Puppies are so darn cute – who can resist them? But there are some very good reasons to choose an older dog instead – and that usually means finding an older dog at the dog pound:

  • You get an instant exercise buddy. Are you a runner, jogger, (or couch-potato who should be at least walking around the block occasionally)? If you adopt a dog from your local animal shelter you’ll have an exercise partner for tomorrow’s run or walk. Excuses won’t work anymore – you’ll have someone who needs that exercise as much as you do.
  • Are you more in need of companionship than exercise? If you adopt a dog, you’ll have an instant friend. Sure, a puppy might grow up to be exactly what you need, but a full-grown dog will give you the loyalty and love you’re looking for as soon as you bring her home.
  • Do you want a dog, but feel exhausted just thinking about adding more chores to your life – like housebreaking and civilizing a puppy? The good news is that most (but not all) of the dogs in the dog pound are already house trained and ready to learn your rules. Some adjustments may be needed, but if you choose the right adult dog you’ll skip the most destructive phases of her puppy-hood.
  • Are you slowing down a bit yourself? Getting a little older? Not getting up and down the steps as fast as you used to? One of the best-kept secrets in the pet industry is the value of choosing a senior dog. And there are senior dogs at your local animal shelter. My own Border collie was 9 years old when I found her at the humane society – she was “on sale” because the shelter folks know how wonderful these older dogs are, and they can’t bear to see them miss out on a loving home for their golden years. I couldn’t possibly keep up with a younger collie, but even greyhounds slow down (at least a little) when they get older. And older dogs tend to be more tolerant of being alone while you work, which is a big cause for concern for many people.

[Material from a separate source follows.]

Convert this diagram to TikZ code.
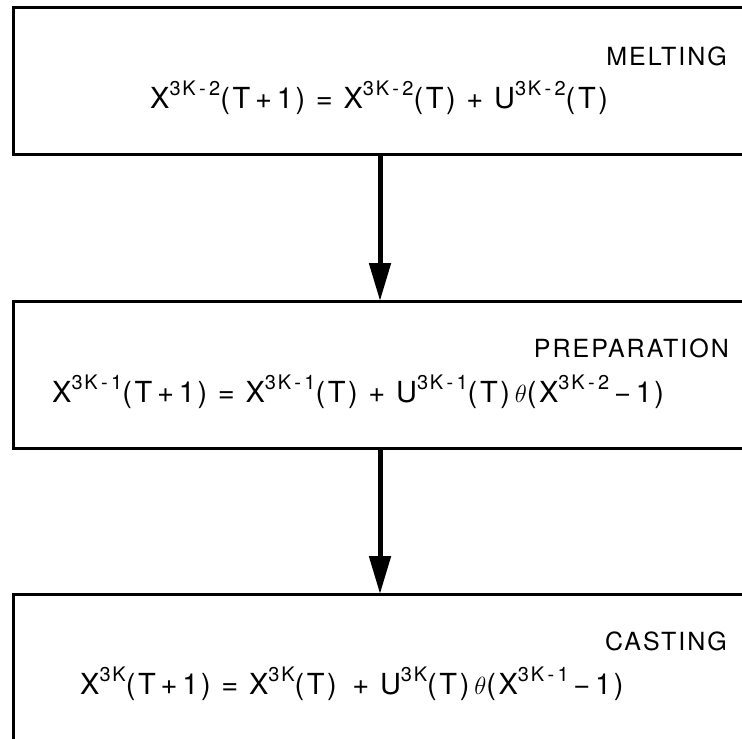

  • If you have children, one of the very best reasons to find an adult dog at your animal shelter is temperament testing. Usually, the people at your local dog pound will test their dogs to make sure that the dogs that go home with their clients are people-oriented, non-aggressive, non-biting dogs. Not all shelters test their dogs, however, and the variation in methods is fairly wide. Even if they don’t test the dogs, you can do your own temperament testing when you find a dog that appeals to you. Adult dogs have their personalities and characteristics already formed, so what you see is what you get.

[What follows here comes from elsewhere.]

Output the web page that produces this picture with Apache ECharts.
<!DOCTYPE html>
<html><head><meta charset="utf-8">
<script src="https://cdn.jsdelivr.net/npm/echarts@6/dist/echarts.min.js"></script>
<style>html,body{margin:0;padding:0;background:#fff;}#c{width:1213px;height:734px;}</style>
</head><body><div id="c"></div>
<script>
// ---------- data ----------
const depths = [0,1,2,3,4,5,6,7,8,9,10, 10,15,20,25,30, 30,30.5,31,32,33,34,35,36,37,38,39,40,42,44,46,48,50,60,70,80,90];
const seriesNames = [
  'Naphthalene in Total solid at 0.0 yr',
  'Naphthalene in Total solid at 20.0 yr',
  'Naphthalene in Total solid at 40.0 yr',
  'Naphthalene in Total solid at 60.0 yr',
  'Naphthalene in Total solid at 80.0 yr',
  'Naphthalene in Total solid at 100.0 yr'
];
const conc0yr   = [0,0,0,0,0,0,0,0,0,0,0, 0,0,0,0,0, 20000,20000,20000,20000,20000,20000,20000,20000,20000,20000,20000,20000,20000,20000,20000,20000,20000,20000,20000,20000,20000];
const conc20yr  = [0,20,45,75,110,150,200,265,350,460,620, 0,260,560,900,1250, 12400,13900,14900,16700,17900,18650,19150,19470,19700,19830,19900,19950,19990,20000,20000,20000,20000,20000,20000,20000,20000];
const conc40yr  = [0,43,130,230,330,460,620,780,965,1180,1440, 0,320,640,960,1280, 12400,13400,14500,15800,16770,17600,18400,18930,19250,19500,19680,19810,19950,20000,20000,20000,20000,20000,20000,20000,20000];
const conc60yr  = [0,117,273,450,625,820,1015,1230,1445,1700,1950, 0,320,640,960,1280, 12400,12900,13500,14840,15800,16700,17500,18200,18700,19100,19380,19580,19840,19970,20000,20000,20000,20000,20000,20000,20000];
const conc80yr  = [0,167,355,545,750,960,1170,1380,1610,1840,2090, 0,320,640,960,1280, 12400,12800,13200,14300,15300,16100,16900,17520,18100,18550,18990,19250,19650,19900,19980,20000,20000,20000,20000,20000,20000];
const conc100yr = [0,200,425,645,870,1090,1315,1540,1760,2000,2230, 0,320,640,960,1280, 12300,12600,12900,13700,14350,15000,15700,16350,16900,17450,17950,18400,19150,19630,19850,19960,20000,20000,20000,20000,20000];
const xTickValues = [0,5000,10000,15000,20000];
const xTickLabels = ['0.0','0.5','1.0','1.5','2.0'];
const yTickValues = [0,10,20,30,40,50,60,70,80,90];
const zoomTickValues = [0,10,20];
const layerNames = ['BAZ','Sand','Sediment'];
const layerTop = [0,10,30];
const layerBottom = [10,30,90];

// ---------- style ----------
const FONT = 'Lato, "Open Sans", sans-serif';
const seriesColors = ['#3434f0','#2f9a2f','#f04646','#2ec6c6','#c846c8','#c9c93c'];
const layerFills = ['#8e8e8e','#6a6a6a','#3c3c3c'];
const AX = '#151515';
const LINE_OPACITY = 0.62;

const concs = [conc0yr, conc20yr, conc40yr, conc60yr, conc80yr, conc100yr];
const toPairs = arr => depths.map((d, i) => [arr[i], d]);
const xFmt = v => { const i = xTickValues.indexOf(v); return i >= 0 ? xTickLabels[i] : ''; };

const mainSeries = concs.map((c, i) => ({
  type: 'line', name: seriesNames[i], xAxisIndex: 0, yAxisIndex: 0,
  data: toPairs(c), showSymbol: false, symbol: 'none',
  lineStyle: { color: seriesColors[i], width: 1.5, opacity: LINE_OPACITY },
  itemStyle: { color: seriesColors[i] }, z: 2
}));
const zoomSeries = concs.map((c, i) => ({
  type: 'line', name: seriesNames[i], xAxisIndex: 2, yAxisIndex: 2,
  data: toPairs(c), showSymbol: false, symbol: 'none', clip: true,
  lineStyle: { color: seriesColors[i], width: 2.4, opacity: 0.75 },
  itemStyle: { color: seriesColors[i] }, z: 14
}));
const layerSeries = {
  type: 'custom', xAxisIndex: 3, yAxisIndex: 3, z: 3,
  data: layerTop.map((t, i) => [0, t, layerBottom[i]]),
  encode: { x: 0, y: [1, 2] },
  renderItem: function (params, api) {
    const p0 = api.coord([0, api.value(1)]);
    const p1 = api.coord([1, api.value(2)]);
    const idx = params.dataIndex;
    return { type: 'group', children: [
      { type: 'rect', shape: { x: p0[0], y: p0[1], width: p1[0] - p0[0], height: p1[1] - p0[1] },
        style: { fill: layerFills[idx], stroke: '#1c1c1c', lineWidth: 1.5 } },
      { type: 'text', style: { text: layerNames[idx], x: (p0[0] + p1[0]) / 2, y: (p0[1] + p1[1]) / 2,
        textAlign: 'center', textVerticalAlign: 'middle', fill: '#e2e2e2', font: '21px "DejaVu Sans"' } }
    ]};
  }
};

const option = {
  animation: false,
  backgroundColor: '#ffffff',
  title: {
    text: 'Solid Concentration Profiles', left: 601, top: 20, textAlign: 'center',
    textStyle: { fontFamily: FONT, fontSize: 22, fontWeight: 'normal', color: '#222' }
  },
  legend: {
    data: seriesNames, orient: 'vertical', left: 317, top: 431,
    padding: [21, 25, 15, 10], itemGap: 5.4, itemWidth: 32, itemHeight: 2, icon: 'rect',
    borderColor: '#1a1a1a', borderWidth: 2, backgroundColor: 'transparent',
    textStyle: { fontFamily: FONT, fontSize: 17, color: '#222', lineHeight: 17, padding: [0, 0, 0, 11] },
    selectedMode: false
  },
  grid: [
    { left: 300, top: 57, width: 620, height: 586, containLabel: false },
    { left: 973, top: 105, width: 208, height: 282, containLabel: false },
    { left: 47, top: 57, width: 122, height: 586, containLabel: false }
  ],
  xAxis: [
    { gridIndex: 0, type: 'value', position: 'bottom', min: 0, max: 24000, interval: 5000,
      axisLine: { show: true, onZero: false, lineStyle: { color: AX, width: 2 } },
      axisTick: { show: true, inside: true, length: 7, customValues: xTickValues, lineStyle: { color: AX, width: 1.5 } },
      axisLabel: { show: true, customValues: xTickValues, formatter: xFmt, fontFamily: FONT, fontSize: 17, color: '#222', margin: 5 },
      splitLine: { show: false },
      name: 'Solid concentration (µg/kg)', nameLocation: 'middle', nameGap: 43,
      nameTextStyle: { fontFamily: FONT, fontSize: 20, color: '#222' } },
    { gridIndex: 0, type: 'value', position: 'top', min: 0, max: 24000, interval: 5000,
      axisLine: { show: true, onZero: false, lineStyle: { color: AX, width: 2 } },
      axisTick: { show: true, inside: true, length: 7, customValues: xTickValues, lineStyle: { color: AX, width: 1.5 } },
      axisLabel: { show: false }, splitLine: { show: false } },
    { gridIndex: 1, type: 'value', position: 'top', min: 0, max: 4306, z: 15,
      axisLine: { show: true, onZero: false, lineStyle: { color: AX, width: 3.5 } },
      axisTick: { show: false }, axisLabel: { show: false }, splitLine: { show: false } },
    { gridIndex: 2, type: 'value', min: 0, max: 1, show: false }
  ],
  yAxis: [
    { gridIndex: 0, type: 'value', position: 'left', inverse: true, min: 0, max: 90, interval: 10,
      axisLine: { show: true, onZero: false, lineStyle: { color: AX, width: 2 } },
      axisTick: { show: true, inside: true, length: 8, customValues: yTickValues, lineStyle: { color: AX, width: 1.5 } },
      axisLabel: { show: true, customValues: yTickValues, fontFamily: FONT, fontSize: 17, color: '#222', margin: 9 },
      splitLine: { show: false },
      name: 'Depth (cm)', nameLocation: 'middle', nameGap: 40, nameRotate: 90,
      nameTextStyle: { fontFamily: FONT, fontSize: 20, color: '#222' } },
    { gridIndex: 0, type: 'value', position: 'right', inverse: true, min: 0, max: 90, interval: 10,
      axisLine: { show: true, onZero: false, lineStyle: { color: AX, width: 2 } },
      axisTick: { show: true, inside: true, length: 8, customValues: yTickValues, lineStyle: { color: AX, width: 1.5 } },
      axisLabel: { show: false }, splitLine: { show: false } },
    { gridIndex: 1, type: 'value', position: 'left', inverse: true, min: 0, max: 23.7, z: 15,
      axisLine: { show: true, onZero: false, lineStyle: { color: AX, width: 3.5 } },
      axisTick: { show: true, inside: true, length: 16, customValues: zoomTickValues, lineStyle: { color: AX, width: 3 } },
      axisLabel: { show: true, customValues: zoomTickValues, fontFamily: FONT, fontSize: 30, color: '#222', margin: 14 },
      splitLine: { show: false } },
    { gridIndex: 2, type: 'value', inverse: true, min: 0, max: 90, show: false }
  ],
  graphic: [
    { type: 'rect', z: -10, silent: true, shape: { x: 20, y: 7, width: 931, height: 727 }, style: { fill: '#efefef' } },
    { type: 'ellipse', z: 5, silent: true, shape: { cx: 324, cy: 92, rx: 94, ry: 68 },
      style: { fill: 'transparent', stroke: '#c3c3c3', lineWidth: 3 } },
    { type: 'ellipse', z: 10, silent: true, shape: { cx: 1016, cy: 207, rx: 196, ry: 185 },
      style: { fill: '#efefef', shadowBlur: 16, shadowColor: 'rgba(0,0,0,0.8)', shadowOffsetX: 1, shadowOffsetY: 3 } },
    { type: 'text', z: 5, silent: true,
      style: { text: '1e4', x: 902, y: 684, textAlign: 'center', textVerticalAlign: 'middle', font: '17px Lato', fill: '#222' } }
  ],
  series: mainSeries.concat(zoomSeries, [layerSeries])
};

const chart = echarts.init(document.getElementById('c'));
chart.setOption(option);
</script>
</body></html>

  • The cost of a dog adoption from a dog pound is often much lower than the cost of buying a puppy from a breeder. If you’ve checked the want-ads in the paper lately you know that even cross-breed puppies are being sold for over $400 (I recently saw an English bulldog/terrier mix puppy for sale for over a $1,000.00!) The fees at the dog pound will vary from place to place, but it usually runs between $35 and $200. And this often includes spaying or neutering. Here in Portland Oregon the dogs are also given microchips before they leave the Humane Society shelter, they’re given a coupon for a free health check with a veterinarian, and they even come with a month or two of free pet health insurance. Adopting a dog (and owning one) does cost some money – if you get carried away with toys it can cost a lot – but the initial cost of a dog-pound dog is fairly low.

If you’re careful while choosing your older dog from the dog pound, you could find yourself living with the best dog you’ve ever owned.